The Lost Island of Castanamir
- The cover of the module, with art by Jeff Easley.
- Code: C3
- TSR product code: 9110
- Rules required: Advanced Dungeons & Dragons 1st edition
- Character levels: 1-4
- Campaign setting: Generic
- Authors: Ken Rolston
- First published: 1984

Linked modules
- C1, C2, C3, C4, C5

= The Lost Island of Castanamir =

Advanced Dungeons & Dragons adventure module

The Lost Island of Castanamir (C3) is an adventure module written by Ken Rolston for the first edition of the Advanced Dungeons & Dragons fantasy roleplaying game. The adventure was published in 1984 by TSR. As part of the C(ompetition)-series of modules The Lost Island of Castanamir contains material first used as a tournament adventure. The adventure is intended for five to eight characters of level 1-4.

==Plot summary==
In this scenario, the adventurers pass through magical portals into a series of interlinked chambers.

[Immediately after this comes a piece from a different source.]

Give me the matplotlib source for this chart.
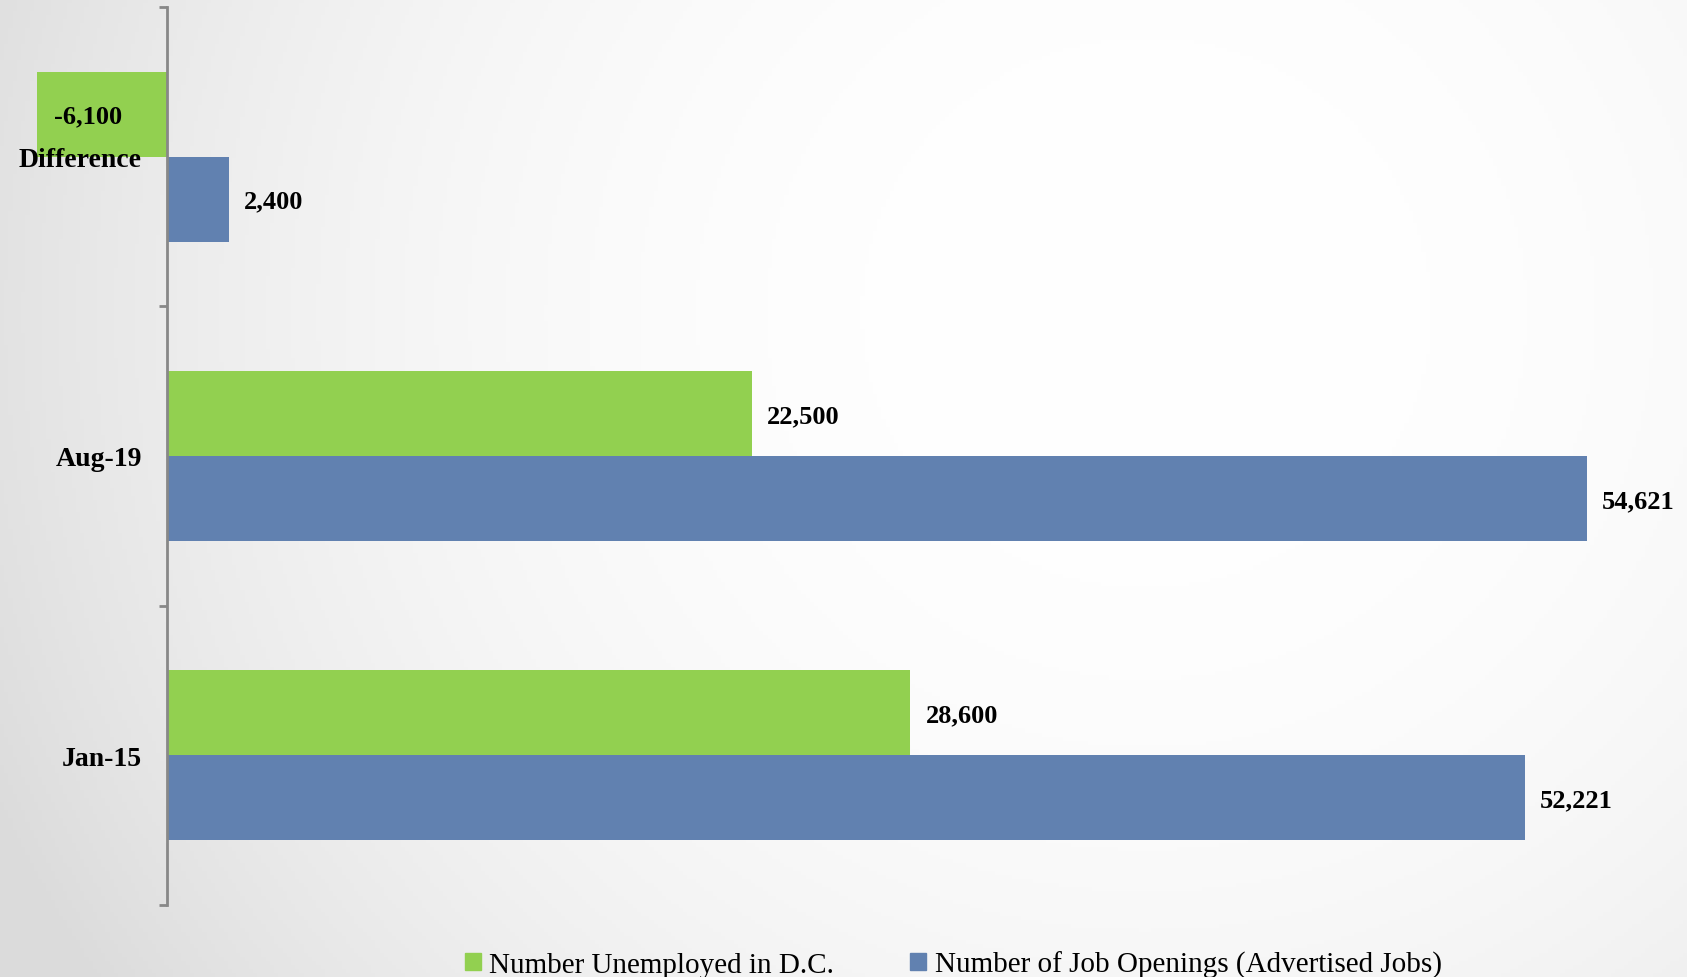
import numpy as np
import matplotlib.pyplot as plt
from matplotlib.patches import Patch

# 데이터
categories = ['Jan-15', 'Aug-19', 'Difference']
unemployed = [28600, 22500, -6100]
openings = [52221, 54621, 2400]
series_names = ['Number Unemployed in D.C.', 'Number of Job Openings (Advertised Jobs)']
green = '#92D050'
blue = '#6181B0'

plt.rcParams['font.family'] = ['Liberation Serif', 'DejaVu Serif']

fig = plt.figure(figsize=(16.87, 9.78), dpi=100)

# 배경 그라데이션 (방사형)
bg = fig.add_axes([0, 0, 1, 1], zorder=-10)
gx, gy = np.meshgrid(np.linspace(0, 1, 400), np.linspace(0, 1, 240))
r = np.sqrt(((gx - 0.68) * 1.0) ** 2 + ((gy - 0.68) * 0.6) ** 2)
r = np.clip(r / 0.75, 0, 1)
shade = 1.0 - 0.14 * r ** 2.4
bg.imshow(np.dstack([shade] * 3), extent=[0, 1, 0, 1], origin='lower', aspect='auto')
bg.axis('off')

ax = fig.add_axes([37 / 1687, 1 - 906 / 978, 1 - 37 / 1687, (906 - 8) / 978])
ax.patch.set_alpha(0)

y = np.arange(len(categories))
h = 0.284
ax.barh(y + h / 2, unemployed, height=h, color=green, label=series_names[0])
ax.barh(y - h / 2, openings, height=h, color=blue, label=series_names[1])

ax.set_xlim(-5000, 58470)
ax.set_ylim(-0.5, 2.5)

for s in ['top', 'right', 'bottom']:
    ax.spines[s].set_visible(False)
ax.spines['left'].set_position(('data', 0))
ax.spines['left'].set_color('#888888')
ax.spines['left'].set_linewidth(2)
ax.set_xticks([])

ax.set_yticks([-0.5, 0.5, 1.5, 2.5])
ax.set_yticklabels([])
ax.tick_params(axis='y', which='major', length=6, width=2, color='#888888', direction='out')
ax.set_yticks(y, minor=True)
ax.set_yticklabels(categories, minor=True, fontsize=20, fontweight='bold')
ax.tick_params(axis='y', which='minor', length=0, pad=18)

# 값 라벨
for yi, v in zip(y, unemployed):
    if v < 0:
        ax.annotate(f'{v:,}', (ax.get_xlim()[0], yi + h / 2), xytext=(17, -2),
                    textcoords='offset pixels', va='center', ha='left',
                    fontsize=19, fontweight='bold')
    else:
        ax.annotate(f'{v:,}', (v, yi + h / 2), xytext=(15, -2),
                    textcoords='offset pixels', va='center', ha='left',
                    fontsize=19, fontweight='bold')
for yi, v in zip(y, openings):
    ax.annotate(f'{v:,}', (v, yi - h / 2), xytext=(15, -2),
                textcoords='offset pixels', va='center', ha='left',
                fontsize=19, fontweight='bold')

handles = [Patch(color=green), Patch(color=blue)]
fig.legend(handles, series_names, loc='center', bbox_to_anchor=(0.565, 0.013),
           ncol=2, frameon=False, fontsize=21, handlelength=0.55, handleheight=0.55,
           handletextpad=0.3, columnspacing=2.6)

fig.savefig('out.png', dpi=100)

The characters are encouraged by a young scholarly mage to voyage into the Sea of Pastures, to explore a mysterious island connected with a number of recent shipwrecks and disappearances. The island is grassy and windblasted, but eventually the characters discover a stone door leading into a subterranean complex. There, they discover 18 rooms linked by secret passages and magical portals. Most of these rooms have been ransacked by a variety of other survivors, human and monstrous. These survivors are likewise trapped within the labyrinth and are either eking out a miserable existence there or else desperately searching for a means of escape.

Also within the building are a number of extraplanar creatures, collectively known as gingwatzim, who can shift between various forms: an energy form (glowing ball of light), an inanimate form (usually a magical weapon), and an animate form (an animal or monster). Eventually the characters may find the exit, and are once again deposited on the dreary islands to await rescue.

==Publication history==
C3 The Lost Island of Castanamir was written by Ken Rolston, with art by Jeff Easley, and was published by TSR in 1984 as a 32-page booklet with an outer folder.

The "C" in the module code represents the first letter in the word "competition," the name of C1 - C6 module series.

==Reception==
Chris Hunter reviewed the module in Imagine magazine, giving it a mixed review. He wrote that, as a competition module, it is "so tough that not everyone survives" and thus when used with regular characters Hunter suggested the use of higher level characters. He described the module as disjointed and difficult to DM, as many encounters were not fully thought through by the designers. As this module introduces an "interesting class of creatures", it could also have major long-term consequences for a campaign. According to Hunter, C3 is "good buy" for those looking for a competition module. However, he did not recommend it for an ongoing campaign.

Lawrence Schick, in his 1991 book Heroic Worlds, called The Lost Island of Castanamir "a tricky competition module".